Restate the whole of the material. Keep every word, and drop the pictures.

** Data **
++++++++++++++++++++
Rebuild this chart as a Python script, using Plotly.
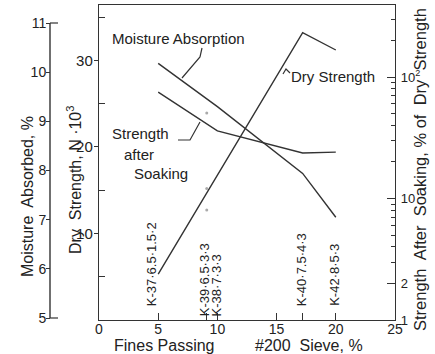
import plotly.graph_objects as go

# ---------------- data ----------------
fines_dry = [5, 10, 17.2, 20]
dry_strength = [5.3, 16.8, 33.2, 31.2]          # N x 10^3 (left inner axis)

fines_moist = [5, 10, 17.2, 20]
moisture = [10.18, 9.3, 7.94, 7.05]              # % (left outer axis)

fines_soak = [5, 10, 17.2, 20]
soak_strength = [75, 36, 23.7, 24.1]             # % of dry strength (right log axis)

extra_fines_dry = [9.1, 9.1]
extra_dry = [15.2, 12.7]
extra_fines_soak = [9.1]
extra_soak = [50.6]

sample_fines = [5, 9.1, 10, 17.2, 20]
sample_labels = ["K-37·6.5·1.5·2", "K-39·6.5·3·3", "K-38·7·3·3", "K-40·7.5·4·3", "K-42·8·5·3"]

x_ticks = [0, 5, 10, 15, 20, 25]
dry_ticks = [10, 20, 30]
moist_ticks = [5, 6, 7, 8, 9, 10, 11]
soak_ticks = [1, 2, 10, 100]
soak_ticktext = ["1", "2", "10", "10<sup>2</sup>"]

# ---------------- layout helpers ----------------
W, H = 435, 354
def px(x):
    return x / W
def py(y):
    return 1 - y / H

LC = "#333333"
TC = "#222222"
FONT = "Liberation Sans, Arial, sans-serif"

fig = go.Figure()

fig.add_trace(go.Scatter(x=fines_dry, y=dry_strength, mode="lines",
                         line=dict(color=LC, width=1.4), yaxis="y", showlegend=False))
fig.add_trace(go.Scatter(x=extra_fines_dry, y=extra_dry, mode="markers",
                         marker=dict(color="#aaaaaa", size=3), yaxis="y", showlegend=False))
fig.add_trace(go.Scatter(x=fines_moist, y=moisture, mode="lines",
                         line=dict(color=LC, width=1.4), yaxis="y3", showlegend=False))
fig.add_trace(go.Scatter(x=fines_soak, y=soak_strength, mode="lines",
                         line=dict(color=LC, width=1.4), yaxis="y2", showlegend=False))
fig.add_trace(go.Scatter(x=extra_fines_soak, y=extra_soak, mode="markers",
                         marker=dict(color="#aaaaaa", size=3), yaxis="y2", showlegend=False))

xdom = [px(99), px(395)]
ydom = [py(320), py(5)]

# moisture axis range: 5 at y=318px, 11 at y=23px
m_per_px = 6 / (318 - 23)
m_lo = 5 - (320 - 318) * m_per_px
m_hi = 11 + (23 - 5) * m_per_px

fig.update_layout(
    template="none",
    width=W, height=H,
    margin=dict(l=0, r=0, t=0, b=0),
    paper_bgcolor="white", plot_bgcolor="white",
    font=dict(family=FONT, color=TC, size=14),
    xaxis=dict(domain=xdom, range=[0, 25], showgrid=False, zeroline=False,
               showline=True, linecolor=LC, linewidth=1.4, mirror=True,
               tickvals=x_ticks, ticks="inside", ticklen=7, tickcolor=LC, tickwidth=1.2,
               tickfont=dict(size=14), automargin=False, ticklabelstandoff=-4,
               minor=dict(tickvals=[9.1, 17.2], ticks="inside", ticklen=7, tickcolor=LC)),
    yaxis=dict(domain=ydom, range=[0, 36.4], showgrid=False, zeroline=False,
               showline=True, linecolor=LC, linewidth=1.4,
               tickvals=dry_ticks, ticks="outside", ticklen=4, tickcolor=LC, tickwidth=1.2,
               tickfont=dict(size=15), automargin=False, ticklabelstandoff=-2,
               minor=dict(tickvals=[5, 15, 25, 35], ticks="inside", ticklen=6, tickcolor=LC)),
    yaxis2=dict(type="log", range=[0, 315 / 121.5], overlaying="y", side="right", anchor="x",
                showgrid=False, zeroline=False, showline=True, linecolor=LC, linewidth=1.4,
                tickvals=soak_ticks, ticktext=soak_ticktext, ticks="inside", ticklen=8,
                tickcolor=LC, tickwidth=1.2, tickfont=dict(size=13), automargin=False,
                ticklabelstandoff=2,
                minor=dict(tickvals=[3, 4, 5, 6, 7, 8, 9, 20, 30, 40, 50, 60, 70, 80, 90, 200, 300],
                           ticks="inside", ticklen=4, tickcolor=LC)),
    yaxis3=dict(range=[m_lo, m_hi], overlaying="y", side="left", anchor="free",
                position=px(50), showgrid=False, zeroline=False, showline=False,
                tickvals=moist_ticks, ticks="outside", ticklen=4, tickcolor=LC, tickwidth=1.2,
                tickfont=dict(size=14), automargin=False, ticklabelstandoff=-3),
)

shapes = []
# moisture axis line with end hooks
shapes.append(dict(type="line", xref="paper", yref="y3", x0=px(50), x1=px(50), y0=5, y1=11,
                   line=dict(color=LC, width=1.4)))
shapes.append(dict(type="line", xref="paper", yref="y3", x0=px(50), x1=px(58), y0=11, y1=11,
                   line=dict(color=LC, width=1.2)))
shapes.append(dict(type="line", xref="paper", yref="y3", x0=px(50), x1=px(58), y0=5, y1=5,
                   line=dict(color=LC, width=1.2)))

def leader(points):
    d = "M " + " L ".join(f"{px(a):.5f},{py(b):.5f}" for a, b in points)
    return dict(type="path", xref="paper", yref="paper", path=d,
                line=dict(color=LC, width=1.2))

shapes.append(leader([(202, 48), (200, 57), (182, 78)]))
shapes.append(leader([(178, 140), (190, 140), (200, 122)]))
shapes.append(leader([(283, 74), (286, 69), (290, 73)]))
fig.update_layout(shapes=shapes)

ann = []
def text(t, x, y, size=15, angle=0, xa="left", ya="middle"):
    ann.append(dict(text=t, x=px(x), y=py(y), xref="paper", yref="paper", showarrow=False,
                    textangle=angle, xanchor=xa, yanchor=ya,
                    font=dict(size=size, family=FONT, color=TC)))

text("Moisture Absorption", 110, 38)
text("Dry Strength", 289, 77)
text("Strength", 110, 134)
text("after", 122, 154)
text("Soaking", 132, 173)

text("Moisture\u00a0 Absorbed, %", 27, 197, size=16, angle=-90, xa="center", ya="middle")
text("Dry\u00a0 Strength, N ·10<sup>3</sup>", 74, 180, size=16, angle=-90, xa="center", ya="middle")
text("Strength\u00a0 After\u00a0 Soaking, % of\u00a0 Dry\u00a0 Strength", 420, 170, size=16.5,
     angle=-90, xa="center", ya="middle")
text("Fines Passing", 164, 345, size=16, xa="center")
text("#200\u00a0 Sieve, %", 309, 345, size=16, xa="center")

label_shift = [-7, -2, -1, -1, -2]
label_bottom = [308, 318, 318, 308, 308]
for xv, lab, sh, yb in zip(sample_fines, sample_labels, label_shift, label_bottom):
    ann.append(dict(text=lab, x=xv, y=py(yb), xref="x", yref="paper", showarrow=False,
                    textangle=-90, xanchor="center", yanchor="bottom", xshift=sh,
                    font=dict(size=13, family=FONT, color=TC)))

fig.update_layout(annotations=ann)

fig.write_html("out.html", config={"displayModeBar": False},
               post_script="document.body.style.margin='0px';document.body.style.overflow='hidden';")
++++++++++++++++++++
** The response **
Rebuild this chart as a Python script, using Plotly.
import plotly.graph_objects as go

# ---------------- data ----------------
fines_dry = [5, 10, 17.2, 20]
dry_strength = [5.3, 16.8, 33.2, 31.2]          # N x 10^3 (left inner axis)

fines_moist = [5, 10, 17.2, 20]
moisture = [10.18, 9.3, 7.94, 7.05]              # % (left outer axis)

fines_soak = [5, 10, 17.2, 20]
soak_strength = [75, 36, 23.7, 24.1]             # % of dry strength (right log axis)

extra_fines_dry = [9.1, 9.1]
extra_dry = [15.2, 12.7]
extra_fines_soak = [9.1]
extra_soak = [50.6]

sample_fines = [5, 9.1, 10, 17.2, 20]
sample_labels = ["K-37·6.5·1.5·2", "K-39·6.5·3·3", "K-38·7·3·3", "K-40·7.5·4·3", "K-42·8·5·3"]

x_ticks = [0, 5, 10, 15, 20, 25]
dry_ticks = [10, 20, 30]
moist_ticks = [5, 6, 7, 8, 9, 10, 11]
soak_ticks = [1, 2, 10, 100]
soak_ticktext = ["1", "2", "10", "10<sup>2</sup>"]

# ---------------- layout helpers ----------------
W, H = 435, 354
def px(x):
    return x / W
def py(y):
    return 1 - y / H

LC = "#333333"
TC = "#222222"
FONT = "Liberation Sans, Arial, sans-serif"

fig = go.Figure()

fig.add_trace(go.Scatter(x=fines_dry, y=dry_strength, mode="lines",
                         line=dict(color=LC, width=1.4), yaxis="y", showlegend=False))
fig.add_trace(go.Scatter(x=extra_fines_dry, y=extra_dry, mode="markers",
                         marker=dict(color="#aaaaaa", size=3), yaxis="y", showlegend=False))
fig.add_trace(go.Scatter(x=fines_moist, y=moisture, mode="lines",
                         line=dict(color=LC, width=1.4), yaxis="y3", showlegend=False))
fig.add_trace(go.Scatter(x=fines_soak, y=soak_strength, mode="lines",
                         line=dict(color=LC, width=1.4), yaxis="y2", showlegend=False))
fig.add_trace(go.Scatter(x=extra_fines_soak, y=extra_soak, mode="markers",
                         marker=dict(color="#aaaaaa", size=3), yaxis="y2", showlegend=False))

xdom = [px(99), px(395)]
ydom = [py(320), py(5)]

# moisture axis range: 5 at y=318px, 11 at y=23px
m_per_px = 6 / (318 - 23)
m_lo = 5 - (320 - 318) * m_per_px
m_hi = 11 + (23 - 5) * m_per_px

fig.update_layout(
    template="none",
    width=W, height=H,
    margin=dict(l=0, r=0, t=0, b=0),
    paper_bgcolor="white", plot_bgcolor="white",
    font=dict(family=FONT, color=TC, size=14),
    xaxis=dict(domain=xdom, range=[0, 25], showgrid=False, zeroline=False,
               showline=True, linecolor=LC, linewidth=1.4, mirror=True,
               tickvals=x_ticks, ticks="inside", ticklen=7, tickcolor=LC, tickwidth=1.2,
               tickfont=dict(size=14), automargin=False, ticklabelstandoff=-4,
               minor=dict(tickvals=[9.1, 17.2], ticks="inside", ticklen=7, tickcolor=LC)),
    yaxis=dict(domain=ydom, range=[0, 36.4], showgrid=False, zeroline=False,
               showline=True, linecolor=LC, linewidth=1.4,
               tickvals=dry_ticks, ticks="outside", ticklen=4, tickcolor=LC, tickwidth=1.2,
               tickfont=dict(size=15), automargin=False, ticklabelstandoff=-2,
               minor=dict(tickvals=[5, 15, 25, 35], ticks="inside", ticklen=6, tickcolor=LC)),
    yaxis2=dict(type="log", range=[0, 315 / 121.5], overlaying="y", side="right", anchor="x",
                showgrid=False, zeroline=False, showline=True, linecolor=LC, linewidth=1.4,
                tickvals=soak_ticks, ticktext=soak_ticktext, ticks="inside", ticklen=8,
                tickcolor=LC, tickwidth=1.2, tickfont=dict(size=13), automargin=False,
                ticklabelstandoff=2,
                minor=dict(tickvals=[3, 4, 5, 6, 7, 8, 9, 20, 30, 40, 50, 60, 70, 80, 90, 200, 300],
                           ticks="inside", ticklen=4, tickcolor=LC)),
    yaxis3=dict(range=[m_lo, m_hi], overlaying="y", side="left", anchor="free",
                position=px(50), showgrid=False, zeroline=False, showline=False,
                tickvals=moist_ticks, ticks="outside", ticklen=4, tickcolor=LC, tickwidth=1.2,
                tickfont=dict(size=14), automargin=False, ticklabelstandoff=-3),
)

shapes = []
# moisture axis line with end hooks
shapes.append(dict(type="line", xref="paper", yref="y3", x0=px(50), x1=px(50), y0=5, y1=11,
                   line=dict(color=LC, width=1.4)))
shapes.append(dict(type="line", xref="paper", yref="y3", x0=px(50), x1=px(58), y0=11, y1=11,
                   line=dict(color=LC, width=1.2)))
shapes.append(dict(type="line", xref="paper", yref="y3", x0=px(50), x1=px(58), y0=5, y1=5,
                   line=dict(color=LC, width=1.2)))

def leader(points):
    d = "M " + " L ".join(f"{px(a):.5f},{py(b):.5f}" for a, b in points)
    return dict(type="path", xref="paper", yref="paper", path=d,
                line=dict(color=LC, width=1.2))

shapes.append(leader([(202, 48), (200, 57), (182, 78)]))
shapes.append(leader([(178, 140), (190, 140), (200, 122)]))
shapes.append(leader([(283, 74), (286, 69), (290, 73)]))
fig.update_layout(shapes=shapes)

ann = []
def text(t, x, y, size=15, angle=0, xa="left", ya="middle"):
    ann.append(dict(text=t, x=px(x), y=py(y), xref="paper", yref="paper", showarrow=False,
                    textangle=angle, xanchor=xa, yanchor=ya,
                    font=dict(size=size, family=FONT, color=TC)))

text("Moisture Absorption", 110, 38)
text("Dry Strength", 289, 77)
text("Strength", 110, 134)
text("after", 122, 154)
text("Soaking", 132, 173)

text("Moisture\u00a0 Absorbed, %", 27, 197, size=16, angle=-90, xa="center", ya="middle")
text("Dry\u00a0 Strength, N ·10<sup>3</sup>", 74, 180, size=16, angle=-90, xa="center", ya="middle")
text("Strength\u00a0 After\u00a0 Soaking, % of\u00a0 Dry\u00a0 Strength", 420, 170, size=16.5,
     angle=-90, xa="center", ya="middle")
text("Fines Passing", 164, 345, size=16, xa="center")
text("#200\u00a0 Sieve, %", 309, 345, size=16, xa="center")

label_shift = [-7, -2, -1, -1, -2]
label_bottom = [308, 318, 318, 308, 308]
for xv, lab, sh, yb in zip(sample_fines, sample_labels, label_shift, label_bottom):
    ann.append(dict(text=lab, x=xv, y=py(yb), xref="x", yref="paper", showarrow=False,
                    textangle=-90, xanchor="center", yanchor="bottom", xshift=sh,
                    font=dict(size=13, family=FONT, color=TC)))

fig.update_layout(annotations=ann)

fig.write_html("out.html", config={"displayModeBar": False},
               post_script="document.body.style.margin='0px';document.body.style.overflow='hidden';")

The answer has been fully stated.